'Beautiful' understanding between 'Boots' and 'Bozy' Ennis the key to succeeding Terence Crawford

Shawn Porter has praised the “beautiful” understanding that exists between Jarron Ennis and his father and trainer Derek after seeing Ennis elevated to IBF welterweight champion.

The IBF this week stripped Terence Crawford, who in July became the undisputed champion with victory over Errol Spence, and declared the 26-year-old “Boots” Ennis their new champion – despite his most recent victory, over Roiman Villa, coming three weeks before Crawford-Spence.

Porter is among the IBF’s former champions at 147lbs and, similarly to Ennis, was trained and guided by his father Kenny. He therefore recognises the potential difficulty that can exist in those circumstances between father and son, and in the case of Ennis and his father “Bozy”, believes the chemistry between them to be key.

Asked how he would described the dynamic between Boots and his father, Porter told ProBox TV: “Beautiful. Beautiful. But guess what? This is Bozy’s third time around the block. He’s got two other sons. [And] they aren’t Boots Ennis. Boots is it – and the age gap between Boots and Bozy is enough for Bozy to not want to be overbearing. For Bozy to not want to be controlling and to not want to be as much in the camera and the spotlight and all those other things. 

“Boots has got it made over there. Looked like Roy Jones Jr [when beating Roiman Villa]. I described him as like the movie, A Beautiful Mind, with Russell Crowe. They show how he thinks and his mind. I wonder how Boots Ennis thinks and sees things in the ring – if he sees things differently to we do, because his precision and timing, and all of that, is just so different.

“It truly is [a psychological challenge between a father and son]. This is what truly helped me – let’s say a father has his son when he’s 20 years old. The separation’s never going to change. The dad’s always going to be 20 years older than his son; that means, psychologically, it’s hard for that dad to see that son when that son’s 13. He’s still going to see the three year old. When that son’s 23, he’s still going to see that three year old. 

“It gets to a point where a son wants to be respected; treated like a grown man; spoken to like a grown man. The list goes on. The father does not have that connection to what is true, because the father’s still going to see the three year old, no matter what. A lot of times, the respect the son expects, the dad cannot adhere to that – the father’s still wanting respect from the son, the son has matured. It becomes this rift; this friction. 

“I was able to manage my emotions to respect my dad no matter how he said something; how he did it; whatever the case may be, and I was always able to say to myself, ‘He sees the kid – he can’t help it’. I was able to look past all of the rift and friction we had. That’s why a lot of fathers and sons don’t make it. The father does not know how to adjust and transition. If they’re not willing to do it – certainly if one or the other isn’t willing to do it – they won’t survive.”
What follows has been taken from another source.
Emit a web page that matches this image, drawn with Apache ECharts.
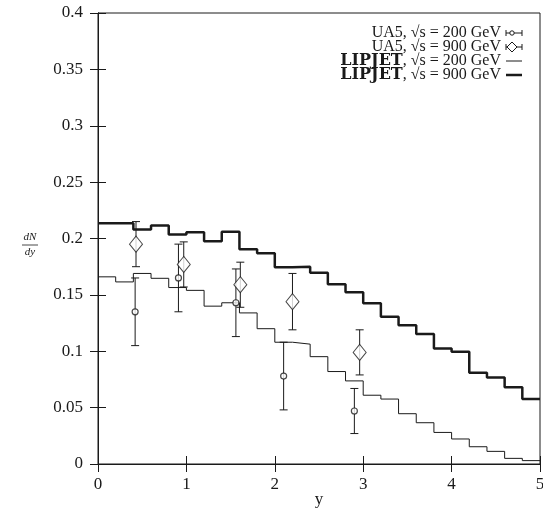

Ennis being crowned world champion came in the same year in which, in successive months, the father and son teams of Bill and Devin Haney, and Teofimo Sr and Teofimo Lopez Jr, recorded their finest ever victories – respectively over Vasyl Lomachenko and Josh Taylor.

Haney followed defending his undisputed lightweight title by agreeing to move to super lightweight to challenge the WBC champion Regis Prograis, and if he wins may rival the WBO champion Lopez as the finest 140lbs fighter in the world, and Porter said: “[The dynamic between Teofimo Sr and Jr] is tough. I’m on the outside looking in, but they’re the same person. 

“They both wear their hearts on their sleeves; they’re both boisterous about everything you could speak on, and they’re both really, really tough. It makes for clash on clash. The things we see in public – I know personally it’s times ten the things we don’t see. It’s going to be something hard for them to manage all the way up until the end.

“I don’t think fathers make better coaches. Teachers make better coaches. My father was a teacher. He would break everything down and show you how to do it and reinforce it like a teacher would. A teacher is not going to graduate you if you still can’t add two plus two. ‘We are not going to multiplication if this addition is not working the way it’s supposed to.’ And a lot of fathers don’t know how to do that.”